= Thomas Emes =

Thomas Emes (died 1707), known as "the prophet", was a quack doctor and millenarian who practiced as a surgeon among the poorer classes of England.

In the hope of obtaining notoriety he allied himself with the Camisards. He died at Old Street Square, London, 22 December 1707, and was buried on Christmas Day in Bunhill Fields.

==Resurrection prophesy==
"Under the operation of the Spirit" his brethren were enabled to prophesy that he would rise from his grave between twelve at noon and six in the evening of 25 May 1708. No clothing was to be provided, for rising "pure and innocent", it would not, they declared, "be esteem'd indecency for him to walk naked unto his habitation".

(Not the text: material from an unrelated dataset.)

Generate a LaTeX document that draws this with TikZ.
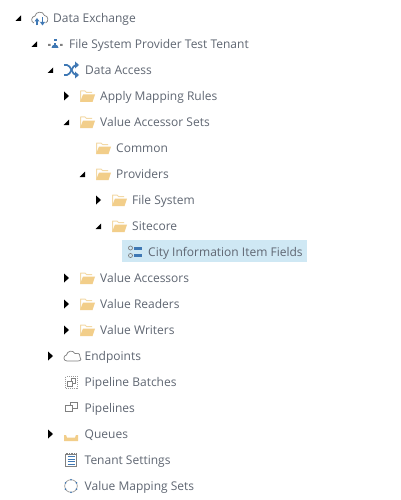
\documentclass[tikz,border=0pt]{standalone}
\usepackage{fontspec}
\setmainfont{Open Sans}
\definecolor{txt}{HTML}{5F6672}
\definecolor{fold}{HTML}{F2CE8A}
\definecolor{foldl}{HTML}{F3D9A6}
\definecolor{iconb}{HTML}{3F78B4}
\definecolor{icong}{HTML}{808080}
\definecolor{sel}{HTML}{CFE8F4}
\tikzset{
  lab/.style={anchor=base west,inner sep=0pt,text=txt,font=\fontsize{12}{14}\selectfont},
  exptri/.style={fill=black,draw=none},
  coltri/.style={fill=black,draw=none},
  thin icon/.style={draw=icong,line width=0.7pt,fill=none},
}
\newcommand{\expd}[2]{\fill[exptri] (#1+5.5,#2-2.5) -- (#1+5.5,#2+3) -- (#1,#2+3) -- cycle;}
\newcommand{\coll}[2]{\fill[coltri] (#1,#2-4.5) -- (#1+5,#2) -- (#1,#2+4.5) -- cycle;}
\newcommand{\folder}[2]{%
  \begin{scope}[shift={(#1,#2)}]
    \draw[foldl,line width=1pt,line join=round] (0.5,5) -- (0.5,-5) -- (5,-5) -- (6.5,-3.5) -- (12,-3.5);
    \fill[fold] (0,6) -- (3,-1.5) -- (15,-1.5) -- (12.5,6) -- cycle;
  \end{scope}}
\begin{document}
\begin{tikzpicture}[x=1pt,y=-1pt]
\useasboundingbox (0,0) rectangle (400,500);
\fill[white] (0,0) rectangle (400,500);
\fill[sel] (122,240) rectangle (307,262);
% triangles
\expd{15.5}{18}
\expd{31.5}{44}
\expd{47.5}{70}
\coll{64}{96}
\expd{63.5}{122}
\expd{79.5}{174}
\coll{96}{200}
\expd{95.5}{226}
\coll{64}{278}
\coll{64}{304}
\coll{64}{330}
\coll{48}{356}
\coll{48}{434}
% folders
\folder{80}{96}
\folder{80}{122}
\folder{96}{148}
\folder{96}{174}
\folder{112}{200}
\folder{112}{226}
\folder{80}{278}
\folder{80}{304}
\folder{80}{330}
% Data Exchange icon
\draw[thin icon] (34,23) .. controls (30.5,22) and (31,16.5) .. (35,16) .. controls (35.5,11.5) and (43,10.5) .. (44.5,15.5) .. controls (48.5,15.5) and (49,22) .. (45.5,23);
\draw[iconb,line width=1.4pt] (37,25.5) -- (37,19.5) (42.5,17.5) -- (42.5,23.5);
\fill[iconb] (34.5,21.5) -- (37,18) -- (39.5,21.5) -- cycle (40,22) -- (42.5,25.5) -- (45,22) -- cycle;
% tenant icon
\fill[iconb] (51.5,48) arc[start angle=180,end angle=360,radius=3.5] -- cycle;
\fill[iconb] (54.3,43.5) rectangle (55.7,46);
\fill[iconb] (53.5,39) rectangle (56.5,41.5);
\fill[icong] (48,44) rectangle (50.5,46) (60,44) rectangle (62.5,46);
% data access shuffle icon
\begin{scope}[iconb,line width=1.7pt]
\draw (64,65) -- (67,65) .. controls (71,65) and (72,75) .. (76,75) -- (77,75);
\draw (64,75) -- (67,75) .. controls (71,75) and (72,65) .. (76,65) -- (77,65);
\end{scope}
\fill[iconb] (75,61.5) -- (79,65) -- (75,68.5) -- cycle (75,71.5) -- (79,75) -- (75,78.5) -- cycle;
% item fields icon
\draw[icong,line width=0.7pt] (130.5,248) circle (2);
\draw[icong,line width=0.7pt] (130.5,255.5) circle (2);
\fill[iconb] (134,247) rectangle (142,250);
\fill[iconb] (134,254) rectangle (142,257);
% endpoints cloud
\draw[thin icon] (67,361) .. controls (63,361) and (63,355.5) .. (66.5,355) .. controls (67,351) and (73,349.5) .. (75,353.5) .. controls (79,352.5) and (81,355) .. (80,357) .. controls (81.5,358) and (81.5,361) .. (78,361) -- cycle;
% pipeline batches
\draw[icong!80,line width=0.7pt,dash pattern=on 1pt off 1pt] (65.5,376.5) rectangle (77.5,388.5);
\draw[icong,line width=0.6pt] (67.5,381) rectangle (72.5,386);
\draw[icong,line width=0.6pt] (71,378.5) -- (75.5,378.5) -- (75.5,383) -- (72.5,383) (71,381) -- (71,378.5);
% pipelines
\draw[icong,line width=0.7pt] (65.5,405) rectangle (72,411.5);
\draw[icong,line width=0.7pt] (70,405) -- (70,402) -- (77,402) -- (77,408) -- (72,408);
% queues
\fill[fold] (64,435) -- (66,435) -- (67,437.5) -- (75,437.5) -- (76,435) -- (78,435) -- (78,441) -- (64,441) -- cycle;
% tenant settings
\draw[icong,line width=0.8pt] (65.5,454) rectangle (76.5,466);
\draw[icong,line width=0.8pt,dash pattern=on 1pt off 0.7pt] (65.5,453) -- (76.5,453);
\foreach \yy in {456.5,459,461.5,464}{\draw[iconb,line width=0.8pt] (67.5,\yy) -- (74.5,\yy);}
% value mapping sets
\draw[icong!80,line width=0.7pt] (71,486) circle (6.3);
\foreach \aa in {0,60,...,300}{\fill[iconb] (71,486) ++(\aa+30:6.3) circle (0.9);}
% labels
\node[lab] (n1) at (53,22.5) {Data Exchange};
\node[lab] (n2) at (69,48.5) {File System Provider Test Tenant};
\node[lab] (n3) at (85,74.5) {Data Access};
\node[lab] (n4) at (100,100.5) {Apply Mapping Rules};
\node[lab] (n5) at (100,126.5) {Value Accessor Sets};
\node[lab] (n6) at (116,152.5) {Common};
\node[lab] (n7) at (116,178.5) {Providers};
\node[lab] (n8) at (132,204.5) {File System};
\node[lab] (n9) at (132,230.5) {Sitecore};
\node[lab] (n10) at (148,256.5) {City Information Item Fields};
\node[lab] (n11) at (100,282.5) {Value Accessors};
\node[lab] (n12) at (100,308.5) {Value Readers};
\node[lab] (n13) at (100,334.5) {Value Writers};
\node[lab] (n14) at (84.5,360.5) {Endpoints};
\node[lab] (n15) at (84.5,386.5) {Pipeline Batches};
\node[lab] (n16) at (84.5,412.5) {Pipelines};
\node[lab] (n17) at (84.5,438.5) {Queues};
\node[lab] (n18) at (84.5,464.5) {Tenant Settings};
\node[lab] (n19) at (84.5,490.5) {Value Mapping Sets};
\end{tikzpicture}
\end{document}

Three days before the pretended resurrection the government, fearing disturbances, and to prevent any tricks being played, placed guards at the grave and about the cemetery.

==Works==
- A Dialogue between Alkali and Acid … wherein a late pretended new hypothesis, asserting Alkali the cause, and Acid the cure of all diseases, is proved groundless and dangerous. Being a specimen of the immodest self-applause, shameful contempt, and abuse of all physicians, gross mistakes and great ignorance of the pretender John Colbatch.
- A Letter to a Gentleman concerning Alkali and Acid. Being an answer to a late piece, intituled A Letter to a Physician concerning Acid and Alkali. To which is added, a Specimen of a new Hypothesis, for the sake of Lovers of Medicine, 1700
- The Atheist turn'd Deist, and the Deist turn'd Christian: or, the Reasonableness and Union of Natural and the True Christian Religion, London, 1698.